Still, that doesn’t lessen the idiocy that continues to flow from right-wing media and, yes, from the president of the United States.

Career military personnel take an oath to defend that nation against its enemies. They do not take political oaths. They are as non-political as anyone in public service. So, for the president to call Lt. Col. Vindman a “never Trumper” is to disparage the oath he took when he donned the nation’s military uniform.

To think that this president, who famously avoided (or evaded?) military service during the Vietnam War, would even assert such a thing about an actual patriot is utterly beyond belief.

A glimmer of sanity emerges from GOP congressional leadership

How about this bit of sanity from the ranks of senior Republican congressional leadership?

It comes in the form of pushback from GOP politicians against conservative media pundits who have questioned the patriotism of a decorated combat veteran who has testified about what he heard in real time when Donald Trump spoke to the Ukrainian president.

Army Lt. Col. Alexander Vindman testified today that he heard Trump ask Ukrainian President Volodymyr Zelenskiy for a personal political favor and that he expressed concern about the propriety — even the legality — of that overture.

Conservative media pundits have actually questioned whether the combat veteran, who was wounded in combat in Iraq, is loyal to the United States. I should add that Lt. Col. Vindman came to the United States from the Soviet Union when he was 3 years old. He has dedicated his life to public service.

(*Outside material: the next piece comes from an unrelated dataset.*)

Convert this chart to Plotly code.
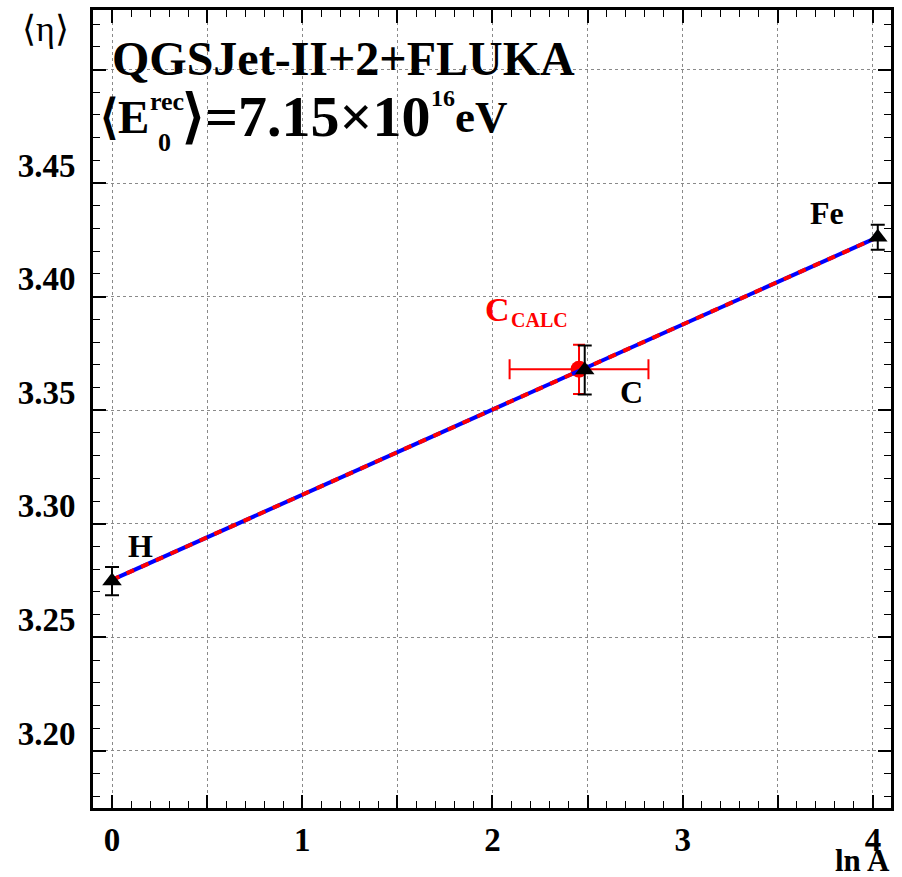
import plotly.graph_objects as go

# ---- data ----
elements = ["H", "C", "Fe"]
lnA = [0.0, 2.4849, 4.0254]
eta = [3.2748, 3.3677, 3.4262]
eta_err = [0.0062, 0.0108, 0.0055]

calc_lnA = [2.455]
calc_lnA_err = [0.365]
calc_eta = [3.3680]
calc_eta_err = [0.0108]

fit_x = [0.0, 4.0254]
fit_y = [3.2753, 3.4262]

x_tickvals = [0, 0.5, 1, 1.5, 2, 2.5, 3, 3.5, 4]
x_ticktext = ["0", " ", "1", " ", "2", " ", "3", " ", "4"]
y_tickvals = [3.20, 3.25, 3.30, 3.35, 3.40, 3.45, 3.50]
y_ticktext = ["3.20", "3.25", "3.30", "3.35", "3.40", "3.45", " "]

FONT = "Liberation Serif"

# plot area in pixels
L, R, T, B = 93, 891, 10, 808
W, H = 902, 877


def px(x):
    return (x - L) / (R - L)


def py(y):
    return (B - y) / (B - T)


fig = go.Figure()

# calculated point (red)
fig.add_trace(go.Scatter(
    x=calc_lnA, y=calc_eta, mode="markers",
    marker=dict(symbol="circle", size=17, color="#ff0000"),
    error_x=dict(type="data", array=calc_lnA_err, color="#ff0000", thickness=2, width=10),
    error_y=dict(type="data", array=calc_eta_err, color="#ff0000", thickness=2, width=6),
    showlegend=False, hoverinfo="skip"))

# fit lines: blue solid + red dashed
fig.add_trace(go.Scatter(x=fit_x, y=fit_y, mode="lines",
                         line=dict(color="#0000ff", width=4), showlegend=False))
fig.add_trace(go.Scatter(x=fit_x, y=fit_y, mode="lines",
                         line=dict(color="#ff0000", width=4, dash="8px,8px"), showlegend=False))

# simulated points (black triangles)
fig.add_trace(go.Scatter(
    x=lnA, y=eta, mode="markers",
    marker=dict(symbol="triangle-up", size=17, color="black"),
    error_y=dict(type="data", array=eta_err, color="black", thickness=2, width=7),
    showlegend=False))

axis_common = dict(
    showline=True, linecolor="black", linewidth=3, mirror="allticks",
    ticks="inside", ticklen=13, tickwidth=1.5, tickcolor="black",
    showgrid=True, gridcolor="#8a8a8a", griddash="dot", gridwidth=1,
    zeroline=False, automargin=False,
    tickfont=dict(family=FONT, size=33, color="black", weight="bold"),
)

fig.update_xaxes(
    range=[-0.1, 4.095], tickmode="array", tickvals=x_tickvals, ticktext=x_ticktext,
    minor=dict(dtick=0.1, ticks="inside", ticklen=7, tickwidth=1, tickcolor="black", showgrid=False),
    ticklabelstandoff=0, **axis_common)
fig.update_yaxes(
    range=[3.1749, 3.5262], tickmode="array", tickvals=y_tickvals, ticktext=y_ticktext,
    minor=dict(dtick=0.01, ticks="inside", ticklen=7, tickwidth=1, tickcolor="black", showgrid=False),
    ticklabelstandoff=8, ticklabelshift=-18, **axis_common)

ann = []


def add_text(text, x, y, size, color="black", bold=True, xanchor="left", yanchor="middle"):
    ann.append(dict(text=text, x=px(x), y=py(y), xref="paper", yref="paper",
                    xanchor=xanchor, yanchor=yanchor, showarrow=False,
                    font=dict(family=FONT, size=size, color=color,
                              weight="bold" if bold else "normal")))


# title lines
add_text("QGSJet-II+2+FLUKA", 110, 58, 48)
add_text("⟨E", 98, 117, 47)
add_text("rec", 148, 101, 26)
add_text("0", 156, 143, 26)
add_text("⟩=7.15×10", 180, 116, 58)
add_text("16", 429, 98, 24)
add_text("eV", 453, 117, 45)

# axis titles
add_text("⟨η⟩", 45, 29, 36, bold=False, xanchor="center")
add_text("ln A", 862, 880, 31, xanchor="center", yanchor="bottom")

# element labels
add_text("H", 140, 546, 32, xanchor="center")
add_text("C", 631, 392, 32, xanchor="center")
add_text("Fe", 827, 213, 32, xanchor="center")
add_text("C", 483, 309, 34, color="#ff0000")
add_text("CALC", 509, 320, 20, color="#ff0000")

fig.update_layout(
    width=W, height=H,
    margin=dict(l=L, r=W - R, t=T, b=H - B),
    plot_bgcolor="white", paper_bgcolor="white",
    annotations=ann,
)

fig.write_html("out.html")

It turns out that senior GOP politicians are standing behind Vindman. They are calling him a patriot and a war hero. As U.S. Sen. John Thune, R-S.D., noted, you can question what he is saying, but his patriotic credentials are out of bounds. “You can obviously take issue with the substance and there are different interpretations about all that stuff. But I wouldn’t go after him personally. He’s a patriot,” Thune said.

I hope such wisdom silences the right-wing media hyenas who have attacked this dedicated soldier. It might, but I won’t hold my breath believing they will heed this bit of political advice.